Oil-backed loans are not new in Nigeria. But the current one under discussion with Saudi Aramco is unprecedented in size and opaque in execution. According to reports, Nigeria is already using 300,000 barrels per day to service existing oil-backed loans. This new $5 billion facility may demand another 100,000 barrels daily, potentially locking up nearly 30% of Nigeria’s daily production for debt service. All this at a time when production remains well below the 2 million bpd target, hovering instead around 1.5 million bpd, according to recent OPEC figures.
If oil prices spike, as they surely will in a prolonged Middle East conflict, the economics of these forward-sold barrels become deeply problematic. Nigeria will owe high-priced oil in exchange for low-priced loans. This is not fiscal planning. It is mortgaging the national future. Worse still, such deals are wrapped in secrecy. Nigerians are not informed of the repayment schedules, the interest structures, or the physical oil commitments involved. Given Nigeria’s history, where the oil boom of the 1970s was mismanaged by General Gowon’s government, and the revenues of the Gulf War era outright stolen under General Babangida, there is no reason to trust that this deal will be any different with Alhaji Tinubu.
Conflicts in the Middle East benefit oil producers outside the region. This includes Nigeria. When tankers can no longer move freely through the Hormuz, buyers will turn elsewhere. Africa, the Americas, and Asia will see demand surge, and prices will follow. At the risk of being labeled a war profiteering apologist, we must state what strategic thinkers around the world already know: in the midst of chaos, there is opportunity. This is not a call to encourage war. Nigeria has already rightly called for de-escalation. But it is a call for preparedness, for agility, and above all, for vision.
Rather than locking ourselves into Aramco’s loan terms, Nigeria should be doing the acting strategically. First, the government must position a meaningful portion of daily crude production for uncommitted, market-based sales. If oil prices rise to $120 or $150 per barrel in a prolonged Middle East war, Nigeria must be free to sell at full market rates. Second, the government must open the Aramco deal to public scrutiny. Nigerians have a right to know how many barrels are being pledged, over what period, and at what implied price. Third, the government should activate a crisis-response sovereign energy strategy that enhances windfall management by leveraging and strengthening the existing Sovereign Wealth Fund. Finally, the government should strengthen the analytic capabilities of the Foreign Ministry, NIA, and Economic Intelligence units, so they can anticipate crises, not merely react to them.

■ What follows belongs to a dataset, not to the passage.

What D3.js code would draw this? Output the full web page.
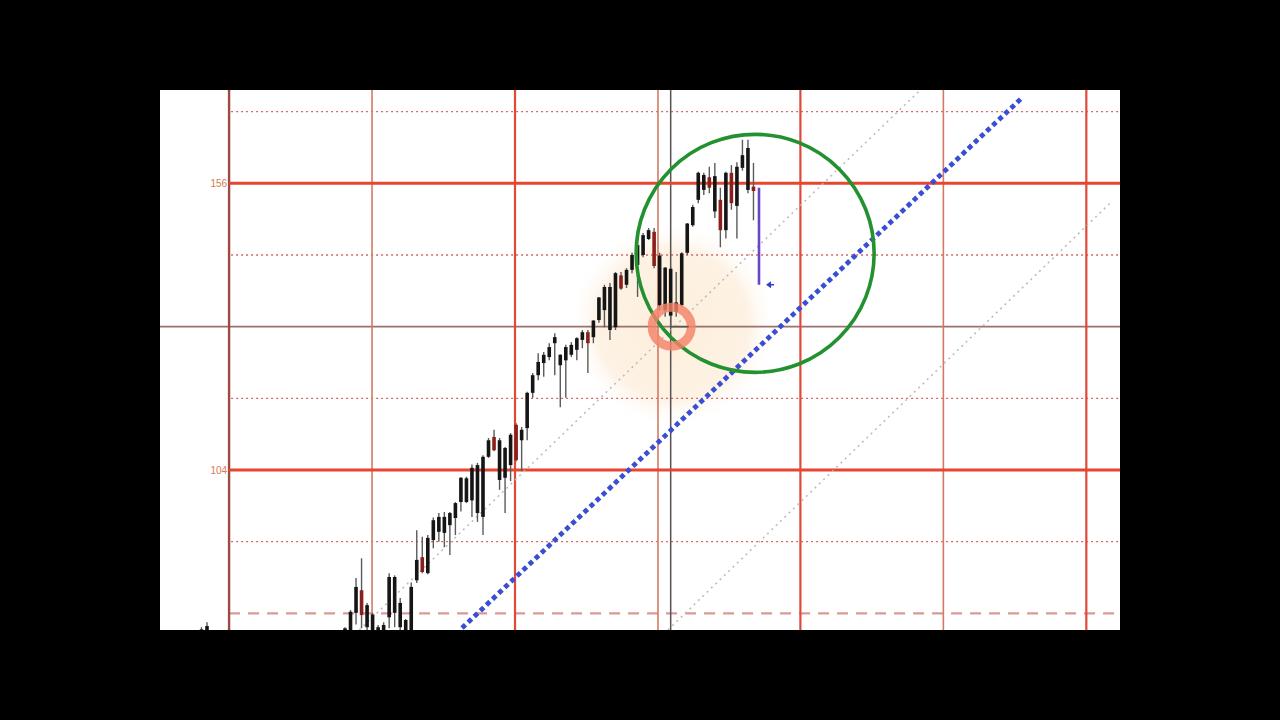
<!DOCTYPE html>
<html><head><meta charset="utf-8">
<script src="https://cdn.jsdelivr.net/npm/d3@7"></script>
<style>html,body{margin:0;padding:0;background:#000;overflow:hidden}svg{display:block}</style>
</head><body><svg id="c" width="1280" height="720"></svg>
<script>
// ---- data ----
const candleIndex = [-26,-25,0,1,2,3,4,5,6,7,8,9,10,11,12,13,14,15,16,17,18,19,20,21,22,23,24,25,26,27,28,29,30,31,32,33,34,35,36,37,38,39,40,41,42,43,44,45,46,47,48,49,50,51,52,53,54,55,56,57,58,59,60,61,62,63,64,65,66,67,68,69,70,71,72,73,74];
const openVals  = [73,73,73,74,78.1,82.2,75.5,74.5,73.5,74,77.3,78.1,75.5,74,74,84.0,88.2,85.3,91.3,92.8,92.6,94.0,95.3,98.2,98.2,98.5,96.2,95.5,106.4,110.0,102.2,102.6,104.9,112.2,109.4,111.6,118.0,121.2,123.4,124.5,127.0,123.0,123.9,124.9,125.8,127.6,129.0,128.1,131.2,133.0,129.4,129.9,139.3,137.6,140.3,141.2,143.0,145.9,147.2,133.9,133.0,132.0,132.7,133.9,143.4,148.4,153.0,154.8,157.1,150.9,153.0,147.5,157.9,151.9,158.8,154.8,155.4];
const highVals  = [75.5,76.4,75.5,78.6,84.4,88.0,79.9,78.1,75.9,76.4,85.3,84.9,80.8,77.0,83.6,93.1,91.9,92.2,95.4,96.2,96.4,96.4,98.2,102.7,102.8,105.0,105.3,106.7,109.8,111.3,109.8,108.2,110.7,112.5,111.8,118.2,121.6,125.2,125.4,127.0,128.8,125.0,126.7,127.2,128.1,129.4,129.4,131.2,135.4,137.6,137.9,139.9,139.9,140.6,143.4,146.3,147.0,147.9,147.9,143.4,140.8,140.8,139.9,143.5,148.8,152.1,158.1,157.9,159.0,159.7,155.2,158.1,159.3,159.8,163.9,163.9,159.7];
const lowVals   = [72,72,72,73,76.0,75.3,74,73,73,73,75.3,75.5,74.5,73,73,83.5,85.3,85.1,89.8,91.0,90.0,88.6,92.2,96.5,98.0,95.5,94.6,92.2,106.2,107.4,100.4,96.2,102.0,105.6,103.8,109.4,117.1,120.3,120.9,123.9,121.2,115.4,117.1,124.5,123.9,126.1,121.6,127.0,130.7,129.9,127.6,129.4,136.7,137.0,139.7,135.4,142.6,145.7,140.6,133.0,131.8,130.1,131.8,133.6,143.0,148.1,152.4,153.9,154.2,149.7,144.4,146.0,151.2,146.0,158.3,154.2,149.3];
const closeVals = [75.1,75.7,75.3,78.3,82.8,77.7,79.5,77.8,75.5,75.9,84.6,84.6,79.9,76.8,82.8,87.7,85.5,91.7,94.9,95.5,95.5,96.2,98.0,102.6,102.5,104.4,104.9,106.4,109.4,107.6,109.4,108.0,110.4,105.8,111.3,118.0,121.2,123.6,124.9,126.3,128.1,124.9,126.3,126.7,127.9,129.0,127.0,131.1,135.3,137.2,137.2,139.7,136.9,140.3,143.0,144.8,146.6,147.5,141.0,142.9,140.7,140.5,134.4,143.3,148.7,151.7,157.9,157.5,155.2,157.3,147.5,157.9,152.4,159.0,161.1,162.4,154.6];

const priceLabels = [156, 104];
const dottedLevels = [169, 143, 117, 91];
const dashedLevels = [78];
const axisXValue = [-21];
const majorXValues = [30.8, 82.5, 134.3];
const minorXValues = [4.9, 56.7, 108.4];
const crossIndex = 59, crossPrice = 130;
const grayLine1 = [[2.6, 75], [104.2, 172.9]];
const grayLine2 = [[58.5, 75], [138.6, 152.4]];
const blueLine  = [[21.2, 75.35], [122.8, 171.66]];
const purpleBar = {index: 75, top: 155.2, bottom: 137.6};
const arrowPoint = {index: 77, price: 137.6};
const circleCenter = {index: 74.3, price: 143.3};

// ---- layout ----
const L = 160, T = 90, W = 960, H = 540;
const svg = d3.select('#c');
svg.append('rect').attr('width',1280).attr('height',720).attr('fill','#000');
const x = d3.scaleLinear().domain([-33.514, 140.399]).range([L, L+W]);
const y = d3.scaleLinear().domain([74.99, 172.92]).range([T+H, T]);

const defs = svg.append('defs');
defs.append('clipPath').attr('id','clip').append('rect').attr('x',L).attr('y',T).attr('width',W).attr('height',H);
const rg = defs.append('radialGradient').attr('id','glow');
rg.append('stop').attr('offset','0%').attr('stop-color','#fdefdc').attr('stop-opacity',1);
rg.append('stop').attr('offset','72%').attr('stop-color','#fdf1e2').attr('stop-opacity',0.95);
rg.append('stop').attr('offset','100%').attr('stop-color','#fff').attr('stop-opacity',0);

const g = svg.append('g').attr('clip-path','url(#clip)');
g.append('rect').attr('x',L).attr('y',T).attr('width',W).attr('height',H).attr('fill','#fff');

// glow
g.append('ellipse').attr('cx', x(crossIndex)+2).attr('cy', y(crossPrice)-2).attr('rx',105).attr('ry',103).attr('fill','url(#glow)');

// horizontal dotted
g.selectAll('.dot').data(dottedLevels).join('line')
  .attr('x1', x(axisXValue[0])+2).attr('x2', L+W).attr('y1', d=>y(d)).attr('y2', d=>y(d))
  .attr('stroke','#d06a66').attr('stroke-width',1.3).attr('stroke-dasharray','2,3');
// dashed
g.selectAll('.dash').data(dashedLevels).join('line')
  .attr('x1', x(axisXValue[0])).attr('x2', L+W).attr('y1', d=>y(d)).attr('y2', d=>y(d))
  .attr('stroke','#d99a96').attr('stroke-width',2.2).attr('stroke-dasharray','11,8');
// crosshair horizontal
g.append('line').attr('x1',L).attr('x2',L+W).attr('y1',y(crossPrice)).attr('y2',y(crossPrice))
  .attr('stroke','#9a7070').attr('stroke-width',1.6);

// verticals
g.selectAll('.minx').data(minorXValues).join('line')
  .attr('x1', d=>x(d)).attr('x2', d=>x(d)).attr('y1',T).attr('y2',T+H)
  .attr('stroke','#d27a66').attr('stroke-width',1.6);
g.selectAll('.majx').data(majorXValues).join('line')
  .attr('x1', d=>x(d)).attr('x2', d=>x(d)).attr('y1',T).attr('y2',T+H)
  .attr('stroke','#e0483a').attr('stroke-width',2.2);
g.selectAll('.axx').data(axisXValue).join('line')
  .attr('x1', d=>x(d)).attr('x2', d=>x(d)).attr('y1',T).attr('y2',T+H)
  .attr('stroke','#9c4a40').attr('stroke-width',2.4);
// crosshair vertical
g.append('line').attr('x1',x(crossIndex)).attr('x2',x(crossIndex)).attr('y1',T).attr('y2',T+H)
  .attr('stroke','#5a5050').attr('stroke-width',1.5);

// major horizontals
g.selectAll('.majy').data(priceLabels).join('line')
  .attr('x1', x(axisXValue[0])).attr('x2', L+W).attr('y1', d=>y(d)).attr('y2', d=>y(d))
  .attr('stroke','#e8452e').attr('stroke-width',3);

// gray diagonals
const line = d3.line().x(d=>x(d[0])).y(d=>y(d[1]));
[grayLine1, grayLine2].forEach(l => {
  g.append('path').attr('d', line(l)).attr('fill','none')
   .attr('stroke','#bdbdbd').attr('stroke-width',1.6).attr('stroke-dasharray','2,4');
});

// candles
const candles = candleIndex.map((i,k)=>({i, o:openVals[k], h:highVals[k], l:lowVals[k], c:closeVals[k]}));
const cg = g.append('g');
cg.selectAll('.wick').data(candles).join('line')
  .attr('x1', d=>x(d.i)).attr('x2', d=>x(d.i)).attr('y1', d=>y(d.h)).attr('y2', d=>y(d.l))
  .attr('stroke','#5a5a5a').attr('stroke-width',1.4);
cg.selectAll('.body').data(candles).join('rect')
  .attr('x', d=>x(d.i)-1.8).attr('width',3.6)
  .attr('y', d=>y(Math.max(d.o,d.c))).attr('height', d=>Math.max(1, Math.abs(y(d.o)-y(d.c))))
  .attr('fill', d=> d.c >= d.o ? '#151515' : '#8a1f1c');

// blue dotted trend line
g.append('path').attr('d', line(blueLine)).attr('fill','none')
  .attr('stroke','#3a4ed4').attr('stroke-width',4.8).attr('stroke-dasharray','4.8,3.6');

// green circle
g.append('circle').attr('cx', x(circleCenter.index)).attr('cy', y(circleCenter.price)).attr('r',119)
  .attr('fill','none').attr('stroke','#23912f').attr('stroke-width',3.6);

// orange ring
g.append('circle').attr('cx', x(crossIndex)+1).attr('cy', y(crossPrice)).attr('r',19.5)
  .attr('fill','none').attr('stroke','#f3826a').attr('stroke-width',9).attr('opacity',0.82);
// crosshair small tick
g.append('line').attr('x1',x(crossIndex)).attr('x2',x(crossIndex)+18).attr('y1',y(crossPrice)).attr('y2',y(crossPrice))
  .attr('stroke','#555').attr('stroke-width',1.5);

// purple bar
g.append('line').attr('x1',x(purpleBar.index)).attr('x2',x(purpleBar.index))
  .attr('y1',y(purpleBar.top)).attr('y2',y(purpleBar.bottom))
  .attr('stroke','#6a44c4').attr('stroke-width',2.6);

// arrow
const ax = x(arrowPoint.index), ay = y(arrowPoint.price);
g.append('path').attr('d',`M${ax-4},${ay} L${ax+1},${ay-3.5} L${ax+1},${ay+3.5} Z`).attr('fill','#3040c8');
g.append('line').attr('x1',ax).attr('x2',ax+4).attr('y1',ay).attr('y2',ay).attr('stroke','#3040c8').attr('stroke-width',1.5);

// labels
svg.selectAll('.lbl').data(priceLabels).join('text')
  .attr('x', x(axisXValue[0])-2).attr('y', d=>y(d)+3.5)
  .attr('text-anchor','end').attr('font-family','Liberation Sans, Arial, sans-serif').attr('font-size',10)
  .attr('fill','#d97a50').text(d=>d);
</script></body></html>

Nigeria is not marginal player in the global energy conversation. We are Africa’s largest crude oil producer, a key member of OPEC, and a nation whose economic fortunes rise and fall with the price of Brent crude. To enter a $5 billion oil-backed loan with Saudi Aramco while the Middle East hurtles toward a long war is not just poor timing, it is a failure of strategic foresight. And unless the government opens its eyes to the moment, unless it begins to think not just as a borrower but as a sovereign energy power, we will again find ourselves with empty pockets and full regret. In geopolitics, as in chess, the missed opportunity is often the most painful loss.